8. Empowering consumers

ICT regulators should be proactive in promoting, informing, encouraging and raising awareness to stakeholders of the benefits and challenges of a connected broadband world. In doing so, it is important to recognize the need to protect and educate consumers with different access needs who may be particularly vulnerable to deceptive commercial practices or have difficulties fully understanding terms and conditions of service (e.g., the illiterate, the disabled, children and youth). In addition, a bottom-up approach targeted at citizens through the involvement of schools, community centers and NGOs, notably through social media, could greatly contribute to raising consumer awareness. Stakeholders Fora can also be created including consumer representatives, as a platform that allows for consumer participation in decision making and policy development. This will bring consumers voices to the table in a framework of ongoing dialogue.

9. The consumer right to information

Regulators need to ensure that all service providers make available timely and accurate information about their services and products in a clear, transparent and comparable manner that is conducive to rational decision making. Consumers should thus be able to understand the nature of the services, including prices and how they are calculated, and the quality of service provided, in addition to their own rights and responsibilities. All regulations related to consumers’ right to information should be regularly and consistently updated allowing it to be practical and enforceable.
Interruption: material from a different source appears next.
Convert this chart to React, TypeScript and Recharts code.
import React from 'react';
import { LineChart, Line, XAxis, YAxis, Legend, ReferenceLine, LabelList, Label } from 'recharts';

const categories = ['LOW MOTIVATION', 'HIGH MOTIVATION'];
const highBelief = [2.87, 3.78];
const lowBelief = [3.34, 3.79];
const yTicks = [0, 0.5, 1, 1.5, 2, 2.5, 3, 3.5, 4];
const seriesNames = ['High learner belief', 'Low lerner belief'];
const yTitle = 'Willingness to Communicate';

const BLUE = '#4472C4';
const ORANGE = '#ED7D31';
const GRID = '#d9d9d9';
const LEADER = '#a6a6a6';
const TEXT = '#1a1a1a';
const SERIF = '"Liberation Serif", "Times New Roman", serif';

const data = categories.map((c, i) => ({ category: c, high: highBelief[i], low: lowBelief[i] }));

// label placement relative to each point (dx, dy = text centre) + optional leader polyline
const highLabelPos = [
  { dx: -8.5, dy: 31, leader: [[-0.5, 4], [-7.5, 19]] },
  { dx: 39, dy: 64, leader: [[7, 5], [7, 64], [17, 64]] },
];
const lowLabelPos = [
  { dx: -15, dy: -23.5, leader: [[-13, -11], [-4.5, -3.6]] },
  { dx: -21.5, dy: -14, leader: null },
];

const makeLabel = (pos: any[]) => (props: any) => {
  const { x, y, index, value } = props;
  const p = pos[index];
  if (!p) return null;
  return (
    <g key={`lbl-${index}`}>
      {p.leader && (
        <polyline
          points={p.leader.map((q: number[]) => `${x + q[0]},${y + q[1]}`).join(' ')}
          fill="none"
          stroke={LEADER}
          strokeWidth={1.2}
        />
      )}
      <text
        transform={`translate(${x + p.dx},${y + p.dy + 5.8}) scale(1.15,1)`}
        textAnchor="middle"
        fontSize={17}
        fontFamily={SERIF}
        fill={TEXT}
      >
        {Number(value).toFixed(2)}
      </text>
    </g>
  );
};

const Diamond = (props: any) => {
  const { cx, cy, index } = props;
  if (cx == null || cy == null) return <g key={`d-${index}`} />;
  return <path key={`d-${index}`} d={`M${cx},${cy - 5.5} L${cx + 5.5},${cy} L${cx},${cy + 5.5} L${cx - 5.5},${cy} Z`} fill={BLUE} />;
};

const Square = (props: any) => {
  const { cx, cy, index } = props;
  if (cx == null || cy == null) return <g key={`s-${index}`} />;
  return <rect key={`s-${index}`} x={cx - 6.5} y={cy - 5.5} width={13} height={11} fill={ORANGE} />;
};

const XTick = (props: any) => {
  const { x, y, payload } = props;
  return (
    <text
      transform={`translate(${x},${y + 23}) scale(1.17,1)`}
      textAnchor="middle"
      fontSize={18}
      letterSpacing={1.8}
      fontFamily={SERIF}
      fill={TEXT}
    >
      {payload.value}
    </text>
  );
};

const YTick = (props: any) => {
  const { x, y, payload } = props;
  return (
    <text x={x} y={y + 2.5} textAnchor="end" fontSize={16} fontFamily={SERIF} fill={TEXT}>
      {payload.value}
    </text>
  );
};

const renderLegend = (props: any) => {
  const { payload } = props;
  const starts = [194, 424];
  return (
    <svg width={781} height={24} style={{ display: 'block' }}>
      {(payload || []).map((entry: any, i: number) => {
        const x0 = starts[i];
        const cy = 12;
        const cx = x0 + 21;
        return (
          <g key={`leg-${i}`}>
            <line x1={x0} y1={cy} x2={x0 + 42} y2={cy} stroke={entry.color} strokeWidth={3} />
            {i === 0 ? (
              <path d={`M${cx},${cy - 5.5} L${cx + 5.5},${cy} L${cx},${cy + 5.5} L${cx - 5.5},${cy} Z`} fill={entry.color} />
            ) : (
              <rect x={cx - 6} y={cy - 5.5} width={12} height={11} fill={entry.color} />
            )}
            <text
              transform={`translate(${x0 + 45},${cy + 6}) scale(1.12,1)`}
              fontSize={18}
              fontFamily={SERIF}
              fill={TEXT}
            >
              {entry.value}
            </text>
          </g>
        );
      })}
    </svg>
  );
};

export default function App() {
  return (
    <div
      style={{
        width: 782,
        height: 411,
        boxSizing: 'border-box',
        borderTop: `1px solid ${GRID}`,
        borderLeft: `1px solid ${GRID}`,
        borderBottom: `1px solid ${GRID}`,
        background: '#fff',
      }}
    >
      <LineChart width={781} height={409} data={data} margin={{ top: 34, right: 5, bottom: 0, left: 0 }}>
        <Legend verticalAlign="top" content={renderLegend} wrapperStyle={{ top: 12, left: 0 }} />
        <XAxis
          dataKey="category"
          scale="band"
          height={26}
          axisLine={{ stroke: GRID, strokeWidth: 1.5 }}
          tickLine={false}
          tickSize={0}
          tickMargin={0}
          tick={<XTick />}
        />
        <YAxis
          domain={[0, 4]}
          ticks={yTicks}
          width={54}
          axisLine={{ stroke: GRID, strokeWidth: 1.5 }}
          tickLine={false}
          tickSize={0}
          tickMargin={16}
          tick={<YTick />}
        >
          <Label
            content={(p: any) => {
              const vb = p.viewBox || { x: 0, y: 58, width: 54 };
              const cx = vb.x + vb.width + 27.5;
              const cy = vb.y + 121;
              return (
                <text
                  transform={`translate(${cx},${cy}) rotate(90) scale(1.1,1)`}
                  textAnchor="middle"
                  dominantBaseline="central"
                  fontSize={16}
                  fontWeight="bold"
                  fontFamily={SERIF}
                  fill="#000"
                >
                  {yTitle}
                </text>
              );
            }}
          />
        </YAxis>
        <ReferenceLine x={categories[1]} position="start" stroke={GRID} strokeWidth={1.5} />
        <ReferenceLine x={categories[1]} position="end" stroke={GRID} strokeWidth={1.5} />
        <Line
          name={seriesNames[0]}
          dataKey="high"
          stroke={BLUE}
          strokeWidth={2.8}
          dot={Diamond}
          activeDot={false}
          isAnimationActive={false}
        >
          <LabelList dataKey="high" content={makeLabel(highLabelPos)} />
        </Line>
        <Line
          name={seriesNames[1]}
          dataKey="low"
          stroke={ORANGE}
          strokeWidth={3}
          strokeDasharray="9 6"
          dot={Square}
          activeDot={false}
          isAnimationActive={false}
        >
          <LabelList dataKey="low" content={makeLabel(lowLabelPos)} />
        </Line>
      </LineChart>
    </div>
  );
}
10. Redefining the role of regulators

We are mindful that the ICT regulator is increasingly seen as a partner to market players and an advocate for consumers’ rights. Their decisions are taken based on evidence and technical expertise to foster access and use of ICTs, competitiveness of the markets, and overall social and economic development. It is, therefore, necessary to reconsider the mandate of ICT regulators with a view to strategically strengthening their enforcement power to respond to the challenges of the dynamic digital environment.